Unless you are on an island somewhere disconnected from society…you are no doubt aware that we are in the midst of one of the most massive government bail outs in US history!  While I wasn’t around during the great depression – from everything we read what is taking place now is second only to that and, folks, that is amazing.  I was around during the massive savings and loan scandal and, like most who read, know that we are far from over with this one.  In fact, I don’t know of many institutions (Savings and Loans that is) who did survive.  

If the past is to be repeated, our financial climate or landscape will be dramatically different in several years.  Further, seldom does the government estimate a number that is right.  You can count on the cost being several times what is proposed today.  200 Billion will likely be a drop in the bucket when it is all said and done.  
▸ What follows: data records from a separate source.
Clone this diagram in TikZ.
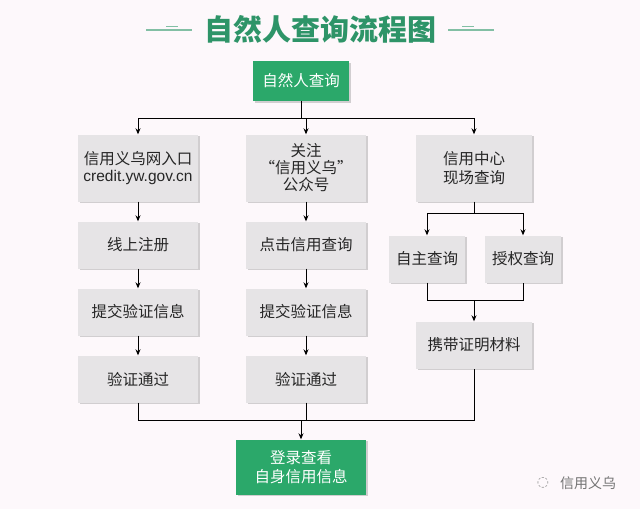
\documentclass[tikz,border=0pt]{standalone}
\usepackage{fontspec}
\setmainfont{Noto Sans CJK SC}
\usetikzlibrary{arrows.meta,shadows}
\definecolor{bg}{HTML}{FDF8FB}
\definecolor{gbox}{HTML}{2BA86A}
\definecolor{tgreen}{HTML}{2E9468}
\definecolor{grayb}{HTML}{E6E4E6}
\tikzset{
 gray box/.style={fill=grayb,draw=none,minimum width=120pt,minimum height=47pt,align=center,font=\fontsize{15.5}{19}\selectfont,text=black!85,drop shadow={shadow xshift=1.5pt,shadow yshift=-1.5pt,opacity=.35}},
 green box/.style={fill=gbox,draw=none,align=center,text=white,font=\fontsize{15.5}{20}\selectfont,drop shadow={shadow xshift=1.5pt,shadow yshift=-1.5pt,opacity=.35}},
 arr/.style={-{Stealth[length=6pt,width=5pt]},line width=0.8pt},
 ln/.style={line width=0.8pt},
}
\begin{document}
\begin{tikzpicture}[x=1pt,y=-1pt]
\fill[bg] (0,0) rectangle (640,509);
\useasboundingbox (0,0) rectangle (640,509);
\node[text=tgreen,font=\fontsize{29}{32}\selectfont\bfseries] (title) at (320,29) {自然人查询流程图};
\draw[tgreen!60,line width=1.5pt] (146,30)--(192,30) (448,30)--(494,30);
\draw[tgreen!60,line width=1pt] (166,26)--(178,26) (462,26)--(474,26);
\node[green box,minimum width=96pt,minimum height=40pt] (top) at (301,81) {自然人查询};
\node[gray box,minimum height=67pt] (a1) at (138,168) {信用义乌网入口\\[-2pt]{\fontspec{Liberation Sans}\fontsize{15.5}{19}\selectfont credit.yw.gov.cn}};
\node[gray box] (a2) at (138,245) {线上注册};
\node[gray box] (a3) at (138,312) {提交验证信息};
\node[gray box] (a4) at (138,379) {验证通过};
\node[gray box,minimum height=67pt,font=\fontsize{15.5}{17}\selectfont] (b1) at (306,168) {关注\\“信用义乌”\\公众号};
\node[gray box] (b2) at (306,245) {点击信用查询};
\node[gray box] (b3) at (306,312) {提交验证信息};
\node[gray box] (b4) at (306,379) {验证通过};
\node[gray box,minimum width=116pt,minimum height=67pt] (c1) at (474,168) {信用中心\\现场查询};
\node[gray box,minimum width=76pt] (c2) at (427,259) {自主查询};
\node[gray box,minimum width=76pt] (c3) at (523,259) {授权查询};
\node[gray box,minimum width=116pt] (c4) at (474,345) {携带证明材料};
\node[green box,minimum width=130pt,minimum height=55pt,font=\fontsize{15.5}{19}\selectfont] (bot) at (301,467) {登录查看\\自身信用信息};
\node[text=black!55,font=\fontsize{14}{16}\selectfont] (wm) at (588,483) {信用义乌};
\node[text=black!40,font=\fontsize{14}{16}\selectfont] (wmi) at (543,483) {\fontspec{DejaVu Sans}◌};
% connectors
\coordinate (t1) at (301,118);
\draw[ln] (top.south)--(t1);
\draw[ln] (a1.north|-t1)--(c1.north|-t1);
\draw[arr] (a1.north|-t1)--(a1.north);
\draw[arr] (b1.north|-t1)--(b1.north);
\draw[arr] (c1.north|-t1)--(c1.north);
\draw[arr] (a1)--(a2); \draw[arr] (a2)--(a3); \draw[arr] (a3)--(a4);
\draw[arr] (b1)--(b2); \draw[arr] (b2)--(b3); \draw[arr] (b3)--(b4);
\coordinate (s1) at (474,213);
\draw[ln] (c1.south)--(s1);
\draw[ln] (c2.north|-s1)--(c3.north|-s1);
\draw[arr] (c2.north|-s1)--(c2.north);
\draw[arr] (c3.north|-s1)--(c3.north);
\coordinate (s2) at (474,300);
\draw[ln] (c2.south)--(c2.south|-s2)--(c3.south|-s2)--(c3.south);
\draw[arr] (s2)--(c4.north);
\coordinate (s3) at (301,420);
\draw[ln] (a4.south)--(a4.south|-s3)--(c4.south|-s3)--(c4.south);
\draw[ln] (b4.south)--(b4.south|-s3);
\draw[arr] (s3)--(bot.north);
\end{tikzpicture}
\end{document}
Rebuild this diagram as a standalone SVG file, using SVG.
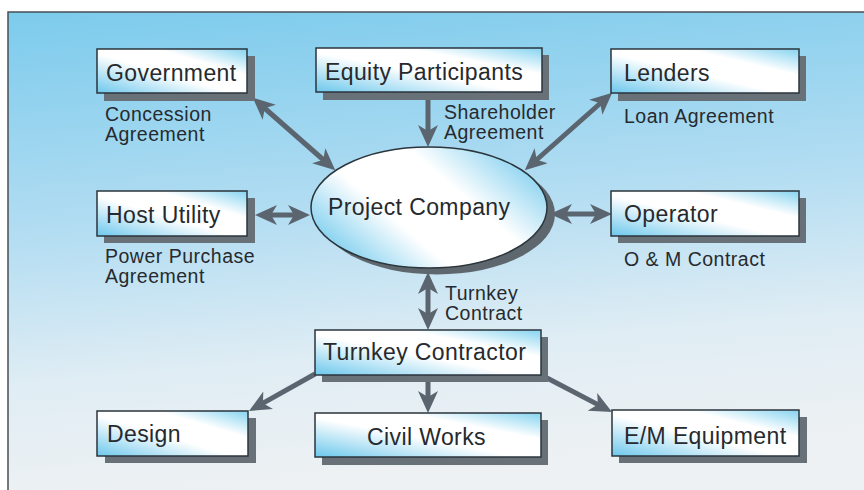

For months I have been reporting on mortgage frauds and the number seems to keep increasing.  Clearly, the “greed is good” mentality went far beyond the crooks who are being prosecuted today and spread far and wide.  The net is being cast wide for this financial disaster and many will not survive.

The question, however, here is – should the government being doing what it is doing.  Many popular writers of financial books say – YES.  “What took them so long?”  Yet others claim that the government has no business getting involved in private business – especially when there are companies who perhaps engaged in unethical behavior – knowing full well that the products they were selling would result in financial disaster for many.  When you loan money to someone who cannot afford to make the payments you are committing a financial unethical act.  Sure there is short term profit, but at what cost?   

What’s your opinion:  (1)  Were the financial institutions unethical in their actions related to the sub-prime mortgage issue? (2)  Should the government have taken the actions that are now underway?  (3) Would it have been better to let the free market take it’s own corrective action and let the chips fall where they may?

Good business or bad ethics – what’s your call?